* **Requirements**
Without the pictures, please reproduce only the lines from the one with "Generate a web" through the one with "0.8, 0.9, 2];", both included.

* **Dataset excerpt**

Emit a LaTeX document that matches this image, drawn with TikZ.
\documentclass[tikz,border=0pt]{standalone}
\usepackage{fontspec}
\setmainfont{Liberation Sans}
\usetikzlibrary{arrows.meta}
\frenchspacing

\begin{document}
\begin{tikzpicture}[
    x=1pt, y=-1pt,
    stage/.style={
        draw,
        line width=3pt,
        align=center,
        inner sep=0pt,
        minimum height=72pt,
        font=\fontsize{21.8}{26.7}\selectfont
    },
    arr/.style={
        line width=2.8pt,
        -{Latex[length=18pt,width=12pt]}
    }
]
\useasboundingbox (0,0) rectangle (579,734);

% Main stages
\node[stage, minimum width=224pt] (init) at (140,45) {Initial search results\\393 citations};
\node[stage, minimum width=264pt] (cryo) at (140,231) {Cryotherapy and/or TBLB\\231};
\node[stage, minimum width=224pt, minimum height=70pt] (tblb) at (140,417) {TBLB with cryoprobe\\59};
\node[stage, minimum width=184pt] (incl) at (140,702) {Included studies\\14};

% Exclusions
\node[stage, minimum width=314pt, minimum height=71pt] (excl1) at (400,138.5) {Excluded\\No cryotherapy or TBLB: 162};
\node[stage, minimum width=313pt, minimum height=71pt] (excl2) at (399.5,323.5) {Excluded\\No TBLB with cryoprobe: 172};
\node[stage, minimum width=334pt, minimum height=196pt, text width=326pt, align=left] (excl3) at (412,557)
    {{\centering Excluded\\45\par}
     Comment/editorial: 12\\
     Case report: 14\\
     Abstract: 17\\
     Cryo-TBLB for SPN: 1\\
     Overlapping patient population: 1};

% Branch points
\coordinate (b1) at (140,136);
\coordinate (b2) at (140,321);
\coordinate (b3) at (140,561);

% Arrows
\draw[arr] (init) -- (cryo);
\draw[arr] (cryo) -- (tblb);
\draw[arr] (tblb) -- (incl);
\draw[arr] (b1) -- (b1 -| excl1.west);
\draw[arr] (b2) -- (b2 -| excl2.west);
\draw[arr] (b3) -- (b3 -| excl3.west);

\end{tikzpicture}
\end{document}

==

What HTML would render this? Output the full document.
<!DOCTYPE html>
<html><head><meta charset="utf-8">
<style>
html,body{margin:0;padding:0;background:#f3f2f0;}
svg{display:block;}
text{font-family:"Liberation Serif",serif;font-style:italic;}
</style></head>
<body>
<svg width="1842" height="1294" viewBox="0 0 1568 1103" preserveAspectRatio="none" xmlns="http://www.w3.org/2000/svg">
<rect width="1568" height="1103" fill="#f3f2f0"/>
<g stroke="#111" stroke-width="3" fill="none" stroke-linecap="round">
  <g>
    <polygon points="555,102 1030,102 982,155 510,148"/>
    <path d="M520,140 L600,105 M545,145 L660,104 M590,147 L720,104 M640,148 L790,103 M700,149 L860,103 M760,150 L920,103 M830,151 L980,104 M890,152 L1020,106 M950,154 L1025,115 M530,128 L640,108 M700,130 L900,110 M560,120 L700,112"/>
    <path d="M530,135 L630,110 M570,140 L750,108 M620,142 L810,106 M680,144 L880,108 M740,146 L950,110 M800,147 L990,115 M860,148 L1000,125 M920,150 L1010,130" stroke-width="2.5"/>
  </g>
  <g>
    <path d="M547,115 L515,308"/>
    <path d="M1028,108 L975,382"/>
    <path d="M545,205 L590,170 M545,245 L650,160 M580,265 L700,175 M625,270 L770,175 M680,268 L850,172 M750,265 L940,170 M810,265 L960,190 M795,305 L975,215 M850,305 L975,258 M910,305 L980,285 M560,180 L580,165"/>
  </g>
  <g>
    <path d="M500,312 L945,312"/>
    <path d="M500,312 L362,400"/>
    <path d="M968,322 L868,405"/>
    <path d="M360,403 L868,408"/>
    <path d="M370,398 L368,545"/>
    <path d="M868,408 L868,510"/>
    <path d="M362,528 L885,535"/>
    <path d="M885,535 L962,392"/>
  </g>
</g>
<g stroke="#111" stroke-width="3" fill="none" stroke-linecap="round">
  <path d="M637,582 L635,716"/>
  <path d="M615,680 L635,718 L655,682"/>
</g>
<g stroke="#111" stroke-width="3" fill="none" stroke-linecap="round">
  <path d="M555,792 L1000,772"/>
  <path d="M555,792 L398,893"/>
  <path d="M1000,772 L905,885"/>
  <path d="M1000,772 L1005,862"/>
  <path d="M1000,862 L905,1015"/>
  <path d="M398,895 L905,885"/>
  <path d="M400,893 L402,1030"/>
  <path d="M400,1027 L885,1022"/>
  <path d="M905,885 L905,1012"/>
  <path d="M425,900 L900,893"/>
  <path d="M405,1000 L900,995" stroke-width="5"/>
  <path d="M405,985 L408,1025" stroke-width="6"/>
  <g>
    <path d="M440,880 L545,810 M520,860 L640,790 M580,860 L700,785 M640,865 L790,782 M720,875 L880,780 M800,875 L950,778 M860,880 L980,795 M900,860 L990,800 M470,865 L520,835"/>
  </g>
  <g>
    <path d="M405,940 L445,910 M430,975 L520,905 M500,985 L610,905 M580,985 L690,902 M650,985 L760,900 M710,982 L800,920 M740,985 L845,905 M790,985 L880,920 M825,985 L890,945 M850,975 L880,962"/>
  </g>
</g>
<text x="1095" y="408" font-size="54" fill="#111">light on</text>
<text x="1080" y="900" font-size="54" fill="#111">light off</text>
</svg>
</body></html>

==

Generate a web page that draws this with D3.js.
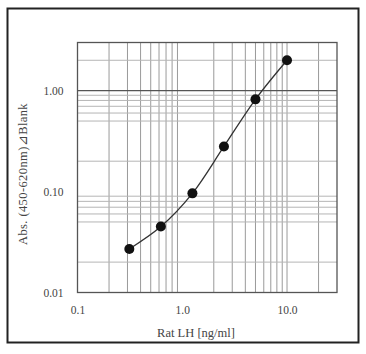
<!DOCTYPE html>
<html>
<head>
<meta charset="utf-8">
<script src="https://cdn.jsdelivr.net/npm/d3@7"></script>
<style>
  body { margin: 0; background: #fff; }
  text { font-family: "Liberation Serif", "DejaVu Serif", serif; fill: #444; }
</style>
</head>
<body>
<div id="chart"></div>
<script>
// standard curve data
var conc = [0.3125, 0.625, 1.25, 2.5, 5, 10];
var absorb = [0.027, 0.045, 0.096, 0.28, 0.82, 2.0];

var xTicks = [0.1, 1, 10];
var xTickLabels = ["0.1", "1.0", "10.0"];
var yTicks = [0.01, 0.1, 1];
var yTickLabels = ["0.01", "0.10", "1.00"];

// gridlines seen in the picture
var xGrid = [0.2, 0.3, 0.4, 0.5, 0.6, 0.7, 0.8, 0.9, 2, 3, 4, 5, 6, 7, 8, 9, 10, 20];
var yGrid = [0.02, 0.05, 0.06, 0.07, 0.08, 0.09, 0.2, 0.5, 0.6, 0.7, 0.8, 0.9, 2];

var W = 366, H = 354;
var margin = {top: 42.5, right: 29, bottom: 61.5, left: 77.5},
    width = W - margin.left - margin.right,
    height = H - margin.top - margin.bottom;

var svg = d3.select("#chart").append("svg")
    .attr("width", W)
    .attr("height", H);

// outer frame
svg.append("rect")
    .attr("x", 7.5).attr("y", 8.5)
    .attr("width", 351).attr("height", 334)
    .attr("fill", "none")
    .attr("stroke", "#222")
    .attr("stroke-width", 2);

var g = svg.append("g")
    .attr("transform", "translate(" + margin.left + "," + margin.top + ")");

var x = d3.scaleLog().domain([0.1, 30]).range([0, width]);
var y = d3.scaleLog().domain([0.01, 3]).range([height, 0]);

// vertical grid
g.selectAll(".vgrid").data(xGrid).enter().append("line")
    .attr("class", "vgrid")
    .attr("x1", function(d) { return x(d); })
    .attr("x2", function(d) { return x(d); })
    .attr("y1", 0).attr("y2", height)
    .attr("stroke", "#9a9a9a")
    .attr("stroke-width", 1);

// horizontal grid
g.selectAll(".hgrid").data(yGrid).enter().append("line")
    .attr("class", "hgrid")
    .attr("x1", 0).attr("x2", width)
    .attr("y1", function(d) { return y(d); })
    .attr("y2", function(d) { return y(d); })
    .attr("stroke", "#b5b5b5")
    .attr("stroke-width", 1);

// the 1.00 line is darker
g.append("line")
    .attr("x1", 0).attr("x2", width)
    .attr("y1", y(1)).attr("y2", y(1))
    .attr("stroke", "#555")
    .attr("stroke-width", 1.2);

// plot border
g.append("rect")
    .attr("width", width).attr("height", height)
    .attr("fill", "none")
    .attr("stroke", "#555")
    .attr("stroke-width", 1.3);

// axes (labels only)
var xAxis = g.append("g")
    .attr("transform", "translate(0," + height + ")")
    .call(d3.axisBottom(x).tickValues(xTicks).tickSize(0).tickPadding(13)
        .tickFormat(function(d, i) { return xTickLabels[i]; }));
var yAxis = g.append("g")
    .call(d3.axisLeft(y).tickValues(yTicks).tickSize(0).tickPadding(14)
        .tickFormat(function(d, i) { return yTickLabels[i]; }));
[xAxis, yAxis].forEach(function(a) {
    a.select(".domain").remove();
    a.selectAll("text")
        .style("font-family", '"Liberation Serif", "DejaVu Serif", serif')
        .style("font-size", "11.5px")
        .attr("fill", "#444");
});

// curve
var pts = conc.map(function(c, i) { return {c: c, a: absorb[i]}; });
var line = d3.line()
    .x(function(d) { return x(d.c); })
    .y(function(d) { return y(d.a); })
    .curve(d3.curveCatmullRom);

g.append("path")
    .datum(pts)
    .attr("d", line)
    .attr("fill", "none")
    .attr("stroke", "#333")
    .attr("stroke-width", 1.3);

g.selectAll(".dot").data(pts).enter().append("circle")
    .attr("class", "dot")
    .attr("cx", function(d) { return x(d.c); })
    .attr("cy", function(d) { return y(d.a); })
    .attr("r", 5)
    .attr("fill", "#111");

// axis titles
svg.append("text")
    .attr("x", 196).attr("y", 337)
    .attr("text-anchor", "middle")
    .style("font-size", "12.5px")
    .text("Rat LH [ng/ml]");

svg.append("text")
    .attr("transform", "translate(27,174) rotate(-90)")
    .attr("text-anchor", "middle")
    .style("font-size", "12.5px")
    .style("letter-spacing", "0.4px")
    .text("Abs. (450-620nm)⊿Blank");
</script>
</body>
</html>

* **The output**
Generate a web page that draws this with D3.js.
<!DOCTYPE html>
<html>
<head>
<meta charset="utf-8">
<script src="https://cdn.jsdelivr.net/npm/d3@7"></script>
<style>
  body { margin: 0; background: #fff; }
  text { font-family: "Liberation Serif", "DejaVu Serif", serif; fill: #444; }
</style>
</head>
<body>
<div id="chart"></div>
<script>
// standard curve data
var conc = [0.3125, 0.625, 1.25, 2.5, 5, 10];
var absorb = [0.027, 0.045, 0.096, 0.28, 0.82, 2.0];

var xTicks = [0.1, 1, 10];
var xTickLabels = ["0.1", "1.0", "10.0"];
var yTicks = [0.01, 0.1, 1];
var yTickLabels = ["0.01", "0.10", "1.00"];

// gridlines seen in the picture
var xGrid = [0.2, 0.3, 0.4, 0.5, 0.6, 0.7, 0.8, 0.9, 2, 3, 4, 5, 6, 7, 8, 9, 10, 20];
var yGrid = [0.02, 0.05, 0.06, 0.07, 0.08, 0.09, 0.2, 0.5, 0.6, 0.7, 0.8, 0.9, 2];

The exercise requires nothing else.